Task objective:
Drop every picture, then transcribe the remaining data exactly.

— START Dataset section —

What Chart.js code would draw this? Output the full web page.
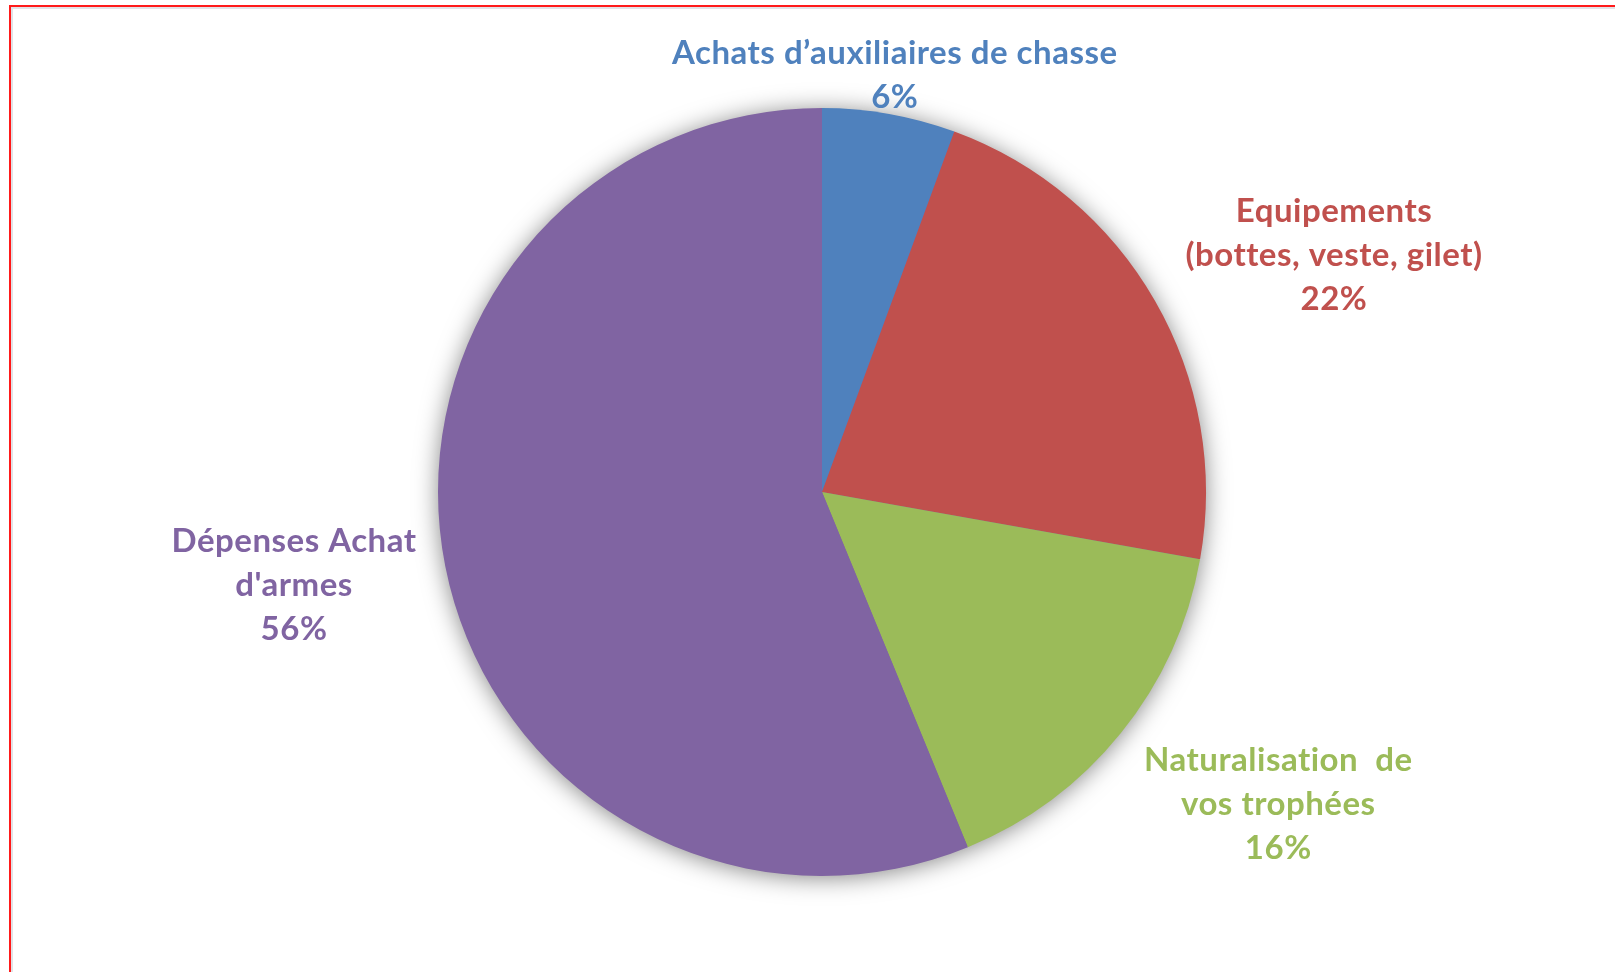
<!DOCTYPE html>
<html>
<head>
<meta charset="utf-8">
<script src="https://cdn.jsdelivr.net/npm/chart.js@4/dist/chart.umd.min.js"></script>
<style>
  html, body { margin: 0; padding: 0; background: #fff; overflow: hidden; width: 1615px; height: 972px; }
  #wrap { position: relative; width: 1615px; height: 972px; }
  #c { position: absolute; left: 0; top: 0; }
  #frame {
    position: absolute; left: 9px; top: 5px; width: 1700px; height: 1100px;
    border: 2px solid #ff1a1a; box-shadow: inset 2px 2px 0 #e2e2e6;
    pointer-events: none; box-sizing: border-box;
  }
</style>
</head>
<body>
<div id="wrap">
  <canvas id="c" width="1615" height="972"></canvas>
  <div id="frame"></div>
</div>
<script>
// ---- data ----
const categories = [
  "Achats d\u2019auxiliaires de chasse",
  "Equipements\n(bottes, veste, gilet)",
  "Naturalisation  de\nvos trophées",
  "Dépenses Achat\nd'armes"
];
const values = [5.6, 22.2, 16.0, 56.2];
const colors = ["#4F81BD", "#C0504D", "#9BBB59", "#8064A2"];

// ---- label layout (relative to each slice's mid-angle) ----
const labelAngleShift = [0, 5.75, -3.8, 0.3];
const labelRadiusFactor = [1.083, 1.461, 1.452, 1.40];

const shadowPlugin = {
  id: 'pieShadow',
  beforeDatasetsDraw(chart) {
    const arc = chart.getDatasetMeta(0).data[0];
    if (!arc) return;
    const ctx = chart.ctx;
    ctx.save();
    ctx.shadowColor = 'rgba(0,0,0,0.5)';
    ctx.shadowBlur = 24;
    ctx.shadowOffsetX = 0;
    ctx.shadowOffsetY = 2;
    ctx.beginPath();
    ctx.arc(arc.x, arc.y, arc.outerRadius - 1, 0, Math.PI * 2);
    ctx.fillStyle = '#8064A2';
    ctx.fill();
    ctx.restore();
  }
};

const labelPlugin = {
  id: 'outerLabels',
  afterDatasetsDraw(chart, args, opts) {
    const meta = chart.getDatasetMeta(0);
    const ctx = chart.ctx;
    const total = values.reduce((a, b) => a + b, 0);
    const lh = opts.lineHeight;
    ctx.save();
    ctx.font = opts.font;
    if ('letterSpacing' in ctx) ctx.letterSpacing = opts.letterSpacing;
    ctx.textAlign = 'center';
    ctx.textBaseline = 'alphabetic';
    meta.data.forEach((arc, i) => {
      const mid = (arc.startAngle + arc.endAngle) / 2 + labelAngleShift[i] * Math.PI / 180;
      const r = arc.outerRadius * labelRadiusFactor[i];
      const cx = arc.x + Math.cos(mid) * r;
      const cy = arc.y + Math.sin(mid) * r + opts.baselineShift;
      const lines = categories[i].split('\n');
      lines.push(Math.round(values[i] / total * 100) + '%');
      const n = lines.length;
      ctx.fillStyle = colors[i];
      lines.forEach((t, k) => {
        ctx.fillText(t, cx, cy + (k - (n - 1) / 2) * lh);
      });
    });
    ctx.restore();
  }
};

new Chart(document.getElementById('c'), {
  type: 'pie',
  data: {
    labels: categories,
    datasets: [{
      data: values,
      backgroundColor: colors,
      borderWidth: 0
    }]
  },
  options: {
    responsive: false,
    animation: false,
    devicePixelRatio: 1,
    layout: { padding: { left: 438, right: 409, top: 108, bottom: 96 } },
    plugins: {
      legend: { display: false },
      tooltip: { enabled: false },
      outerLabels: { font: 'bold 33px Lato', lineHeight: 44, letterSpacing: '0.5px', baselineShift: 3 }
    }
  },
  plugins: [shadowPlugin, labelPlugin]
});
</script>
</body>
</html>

— END Dataset section —

Complete answer:
What Chart.js code would draw this? Output the full web page.
<!DOCTYPE html>
<html>
<head>
<meta charset="utf-8">
<script src="https://cdn.jsdelivr.net/npm/chart.js@4/dist/chart.umd.min.js"></script>
<style>
  html, body { margin: 0; padding: 0; background: #fff; overflow: hidden; width: 1615px; height: 972px; }
  #wrap { position: relative; width: 1615px; height: 972px; }
  #c { position: absolute; left: 0; top: 0; }
  #frame {
    position: absolute; left: 9px; top: 5px; width: 1700px; height: 1100px;
    border: 2px solid #ff1a1a; box-shadow: inset 2px 2px 0 #e2e2e6;
    pointer-events: none; box-sizing: border-box;
  }
</style>
</head>
<body>
<div id="wrap">
  <canvas id="c" width="1615" height="972"></canvas>
  <div id="frame"></div>
</div>
<script>
// ---- data ----
const categories = [
  "Achats d\u2019auxiliaires de chasse",
  "Equipements\n(bottes, veste, gilet)",
  "Naturalisation  de\nvos trophées",
  "Dépenses Achat\nd'armes"
];
const values = [5.6, 22.2, 16.0, 56.2];
const colors = ["#4F81BD", "#C0504D", "#9BBB59", "#8064A2"];

// ---- label layout (relative to each slice's mid-angle) ----
const labelAngleShift = [0, 5.75, -3.8, 0.3];
const labelRadiusFactor = [1.083, 1.461, 1.452, 1.40];

const shadowPlugin = {
  id: 'pieShadow',
  beforeDatasetsDraw(chart) {
    const arc = chart.getDatasetMeta(0).data[0];
    if (!arc) return;
    const ctx = chart.ctx;
    ctx.save();
    ctx.shadowColor = 'rgba(0,0,0,0.5)';
    ctx.shadowBlur = 24;
    ctx.shadowOffsetX = 0;
    ctx.shadowOffsetY = 2;
    ctx.beginPath();
    ctx.arc(arc.x, arc.y, arc.outerRadius - 1, 0, Math.PI * 2);
    ctx.fillStyle = '#8064A2';
    ctx.fill();
    ctx.restore();
  }
};

const labelPlugin = {
  id: 'outerLabels',
  afterDatasetsDraw(chart, args, opts) {
    const meta = chart.getDatasetMeta(0);
    const ctx = chart.ctx;
    const total = values.reduce((a, b) => a + b, 0);
    const lh = opts.lineHeight;
    ctx.save();
    ctx.font = opts.font;
    if ('letterSpacing' in ctx) ctx.letterSpacing = opts.letterSpacing;
    ctx.textAlign = 'center';
    ctx.textBaseline = 'alphabetic';
    meta.data.forEach((arc, i) => {
      const mid = (arc.startAngle + arc.endAngle) / 2 + labelAngleShift[i] * Math.PI / 180;
      const r = arc.outerRadius * labelRadiusFactor[i];
      const cx = arc.x + Math.cos(mid) * r;
      const cy = arc.y + Math.sin(mid) * r + opts.baselineShift;
      const lines = categories[i].split('\n');
      lines.push(Math.round(values[i] / total * 100) + '%');
      const n = lines.length;
      ctx.fillStyle = colors[i];
      lines.forEach((t, k) => {
        ctx.fillText(t, cx, cy + (k - (n - 1) / 2) * lh);
      });
    });
    ctx.restore();
  }
};

new Chart(document.getElementById('c'), {
  type: 'pie',
  data: {
    labels: categories,
    datasets: [{
      data: values,
      backgroundColor: colors,
      borderWidth: 0
    }]
  },
  options: {
    responsive: false,
    animation: false,
    devicePixelRatio: 1,
    layout: { padding: { left: 438, right: 409, top: 108, bottom: 96 } },
    plugins: {
      legend: { display: false },
      tooltip: { enabled: false },
      outerLabels: { font: 'bold 33px Lato', lineHeight: 44, letterSpacing: '0.5px', baselineShift: 3 }
    }
  },
  plugins: [shadowPlugin, labelPlugin]
});
</script>
</body>
</html>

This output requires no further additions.